[BEGIN AVAILABLE RECORDS]
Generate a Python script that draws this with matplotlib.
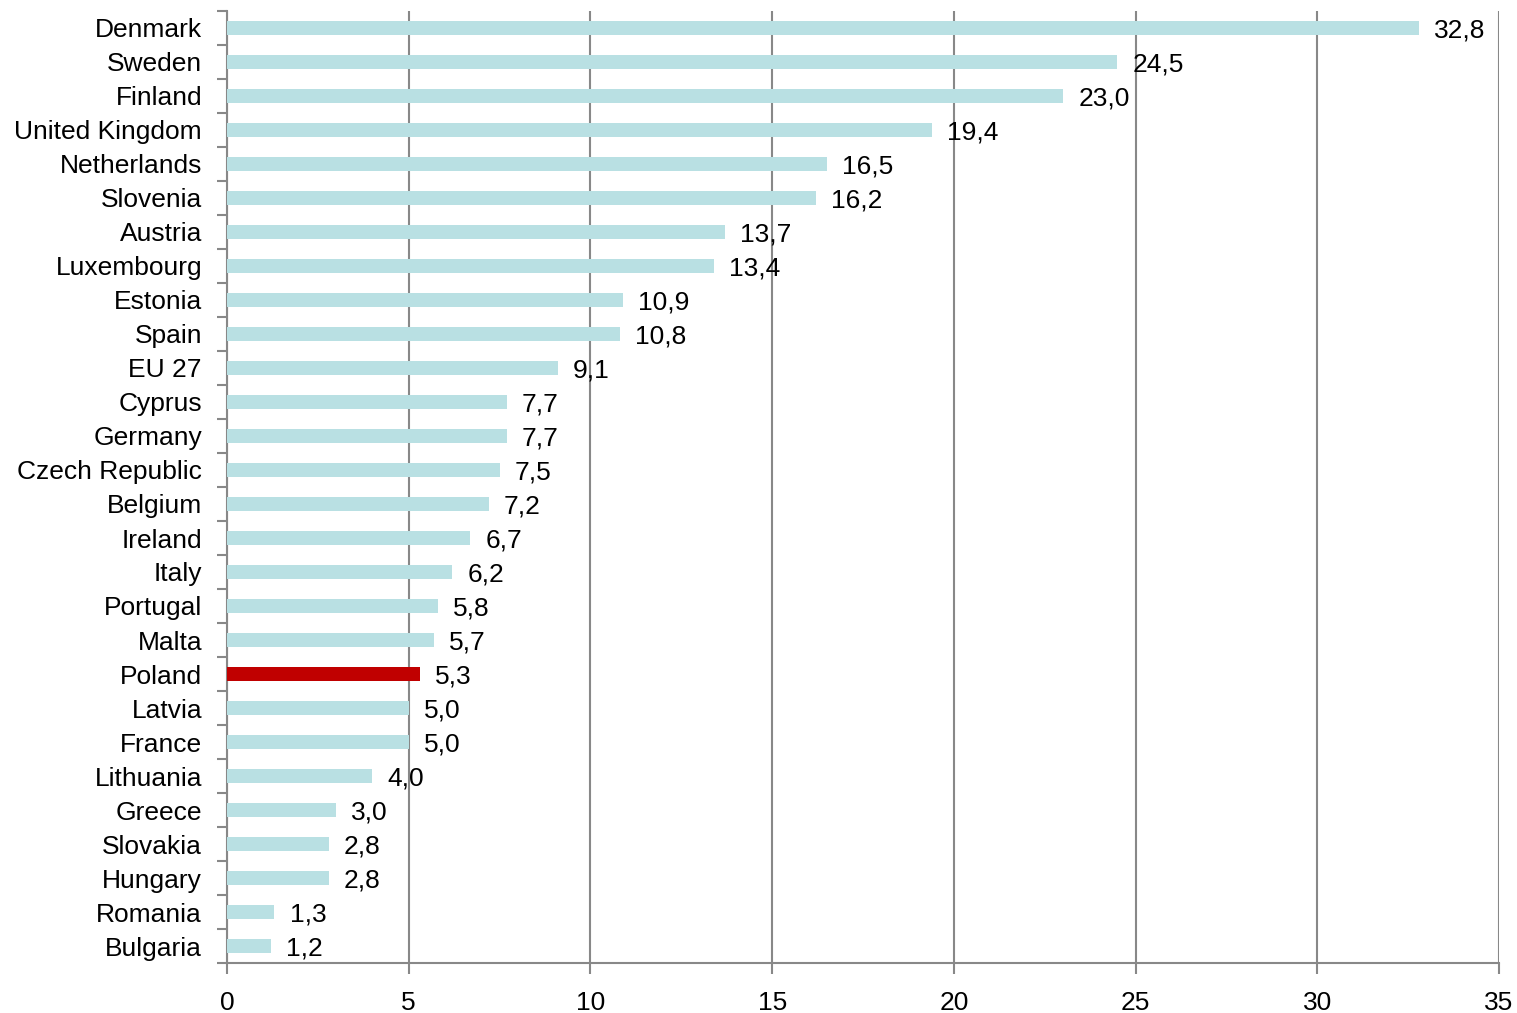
import matplotlib
matplotlib.use("Agg")
import matplotlib.pyplot as plt

countries = ["Denmark", "Sweden", "Finland", "United Kingdom", "Netherlands", "Slovenia",
             "Austria", "Luxembourg", "Estonia", "Spain", "EU 27", "Cyprus", "Germany",
             "Czech Republic", "Belgium", "Ireland", "Italy", "Portugal", "Malta", "Poland",
             "Latvia", "France", "Lithuania", "Greece", "Slovakia", "Hungary", "Romania",
             "Bulgaria"]
values = [32.8, 24.5, 23.0, 19.4, 16.5, 16.2, 13.7, 13.4, 10.9, 10.8, 9.1, 7.7, 7.7,
          7.5, 7.2, 6.7, 6.2, 5.8, 5.7, 5.3, 5.0, 5.0, 4.0, 3.0, 2.8, 2.8, 1.3, 1.2]
highlight = "Poland"
xticks = [0, 5, 10, 15, 20, 25, 30, 35]

plt.rcParams['font.family'] = ['Liberation Sans', 'DejaVu Sans']

fig = plt.figure(figsize=(15.17, 10.13), dpi=100)
ax = fig.add_axes([227/1517, 1-963/1013, (1499-227)/1517, 952/1013])

n = len(countries)
ypos = list(range(n))
colors = ["#C00000" if c == highlight else "#B9E0E3" for c in countries]
ax.barh(ypos, values, height=0.42, color=colors, zorder=3)
ax.set_ylim(n - 0.5, -0.5)
ax.set_xlim(0, 35)

ax.set_yticks(ypos)
ax.set_yticklabels(countries, fontsize=19)
ax.set_xticks(xticks)
ax.set_xticklabels([str(t) for t in xticks], fontsize=19)

# category boundary ticks on y axis
ax.set_yticks([i + 0.5 for i in range(-1, n)], minor=True)
ax.tick_params(axis='y', which='major', length=0, pad=18)
ax.tick_params(axis='y', which='minor', length=7, width=1.5, color='#888888', direction='out')
ax.tick_params(axis='x', which='major', length=8, width=1.5, color='#888888', pad=12)

ax.grid(axis='x', color='#888888', linewidth=1.5, zorder=0)
for s in ['top', 'right']:
    ax.spines[s].set_visible(False)
for s in ['left', 'bottom']:
    ax.spines[s].set_color('#888888')
    ax.spines[s].set_linewidth(1.5)

for y, v in zip(ypos, values):
    ax.text(v + 0.42, y, f"{v:.1f}".replace(".", ","), va='center_baseline', ha='left',
            fontsize=19, zorder=4)

fig.savefig("out.png", dpi=100)
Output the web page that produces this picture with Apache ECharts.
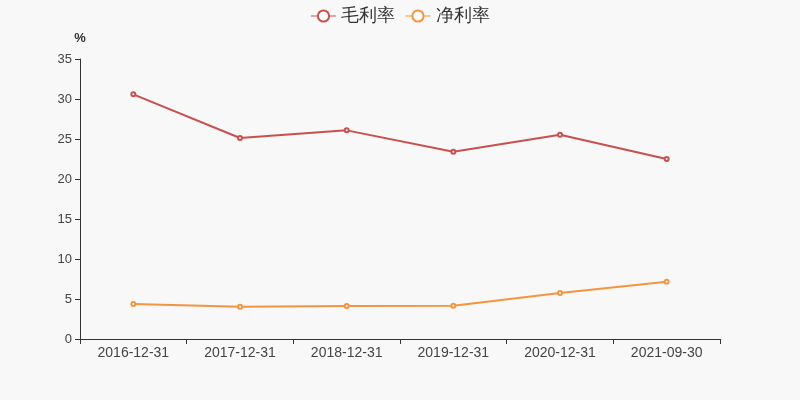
<!DOCTYPE html>
<html><head><meta charset="utf-8">
<script src="https://cdn.jsdelivr.net/npm/echarts@6/dist/echarts.min.js"></script>
<style>html,body{margin:0;padding:0;background:#f8f8f8}#c{width:800px;height:400px}</style>
</head><body><div id="c"></div>
<script>
var categories = ['2016-12-31','2017-12-31','2018-12-31','2019-12-31','2020-12-31','2021-09-30'];
var grossMargin = [30.58, 25.13, 26.08, 23.41, 25.54, 22.5];
var netMargin = [4.37, 4.04, 4.12, 4.16, 5.75, 7.16];
var seriesNames = ['毛利率','净利率'];
var chart = echarts.init(document.getElementById('c'));
chart.setOption({
  backgroundColor: '#f8f8f8',
  color: ['#c8504e', '#f5943f'],
  legend: {
    top: 2, left: 'center', itemWidth: 25, itemHeight: 14, itemGap: 10,
    textStyle: {fontSize: 18, color: '#333'},
    itemStyle: {borderWidth: 1},
    lineStyle: {width: 1},
    data: seriesNames
  },
  grid: {left: 80, right: 80, top: 59, bottom: 61},
  xAxis: {
    type: 'category', data: categories, boundaryGap: true,
    axisLine: {lineStyle: {color: '#333'}},
    axisTick: {show: true, alignWithLabel: false},
    axisLabel: {color: '#444', fontSize: 14, margin: 7}
  },
  yAxis: {
    type: 'value', min: 0, max: 35, interval: 5, name: '%',
    nameTextStyle: {color: '#333', fontSize: 13, fontWeight: 'bold', padding: [0, 0, 2, 0]},
    nameGap: 12,
    axisLine: {show: true, lineStyle: {color: '#333'}},
    axisTick: {show: true},
    splitLine: {show: false},
    axisLabel: {color: '#444', fontSize: 13}
  },
  series: [
    {name: seriesNames[0], type: 'line', data: grossMargin, symbol: 'emptyCircle', symbolSize: 4, itemStyle: {borderWidth: 1}, lineStyle: {width: 2}},
    {name: seriesNames[1], type: 'line', data: netMargin, symbol: 'emptyCircle', symbolSize: 4, itemStyle: {borderWidth: 1}, lineStyle: {width: 2}}
  ]
});
</script></body></html>
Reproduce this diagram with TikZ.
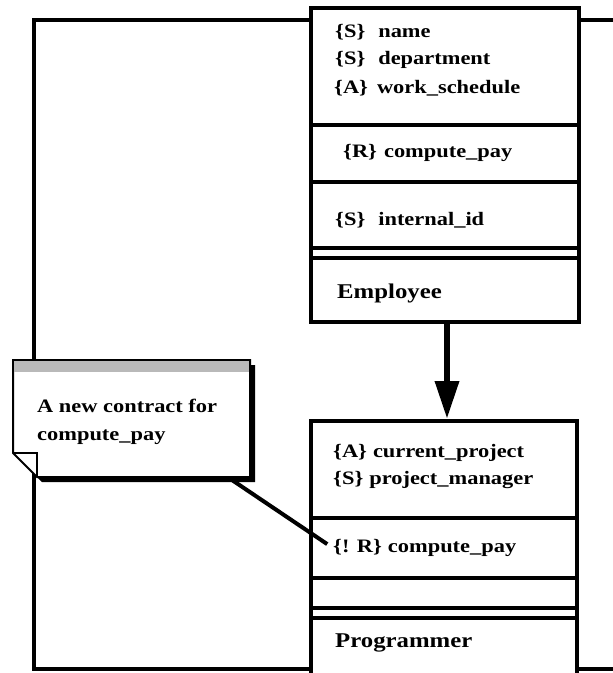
[END AVAILABLE RECORDS]
| EXERCISE AIM |
Without the pictures, return the listing above from its first line through the line that has "import matplotlib.pyplot as plt".

| SOLUTION FOR THIS TASK |
Generate a Python script that draws this with matplotlib.
import matplotlib
matplotlib.use("Agg")
import matplotlib.pyplot as plt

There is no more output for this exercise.